La vittoria di Sanremo: riflessioni a margine
Anche quest’anno è calato il sipario su Sanremo, non senza polemiche nei confronti di una vittoria che ha
alimentato discussioni dai toni spesso troppo forti.
A balzare agli onori delle cronache sono state infatti le origini del rapper Mahmood (il suo vero nome è Alessandro Mahmoud), di padre egiziano e madre sarda, vincitore del Festival 2019 con Soldi, brano che racconta la vita in famiglia nella periferia di Milano. Un padre assente, i soldi che condizionano e modificano rapporti e relazioni, sul brano è stato già detto tutto.
Dai botta e risposta di questi giorni emerge però una questione fondamentale: cosa vuol dire essere italiano?

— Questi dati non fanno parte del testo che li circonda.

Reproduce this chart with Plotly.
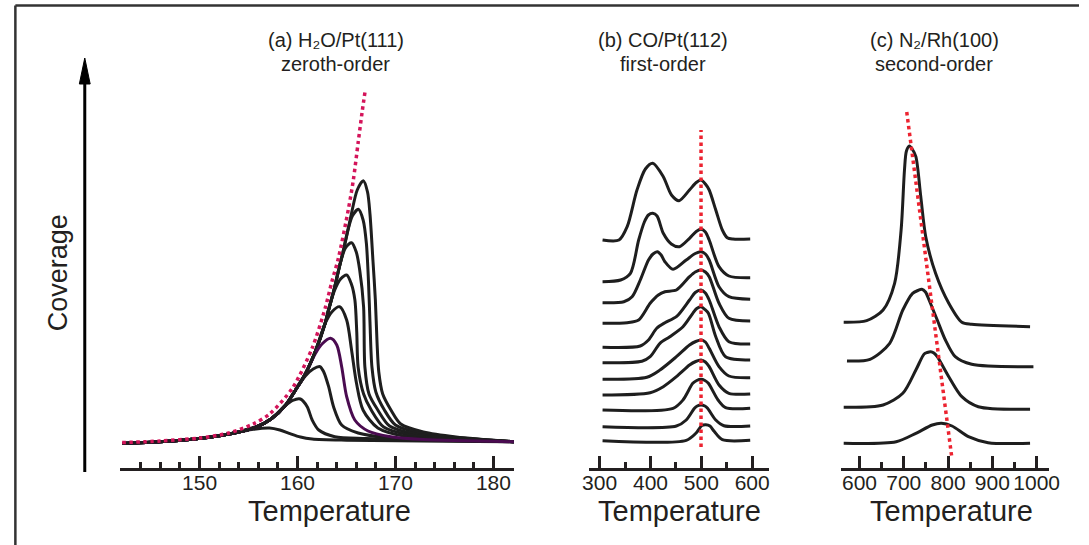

Perché un ragazzo nato e cresciuto a Milano pare non esserlo per molti commentatori?
La questione chiama in causa i significati di nazione e identità, nel senso comune di oggi considerate ancora entità fisse ed immutabili nonostante l’Italia sia stata attraversata da cambiamenti profondi. Si erano verificate reazioni simili nel 1996, anno in cui Denny Mendez venne eletta Miss Italia. Forse nell’immaginario collettivo l’essere italiano rimane una questione legata al “sangue” e la cultura considerata un processo immobile.
La vittoria di questo ragazzo, italiano a tutti gli effetti, tira però in ballo la “volontà di essere nazione” e un’identità ripensata anche in relazione al mutare delle circostanze e al sorgere di fenomeni, che non possono essere considerati emergenziali, come quello delle migrazioni e delle seconde generazioni che ne scaturiscono. In definitiva, l’Italia di oggi è come questa canzone: assembla ritmi vecchi e nuovi ed ha qualche parola in più.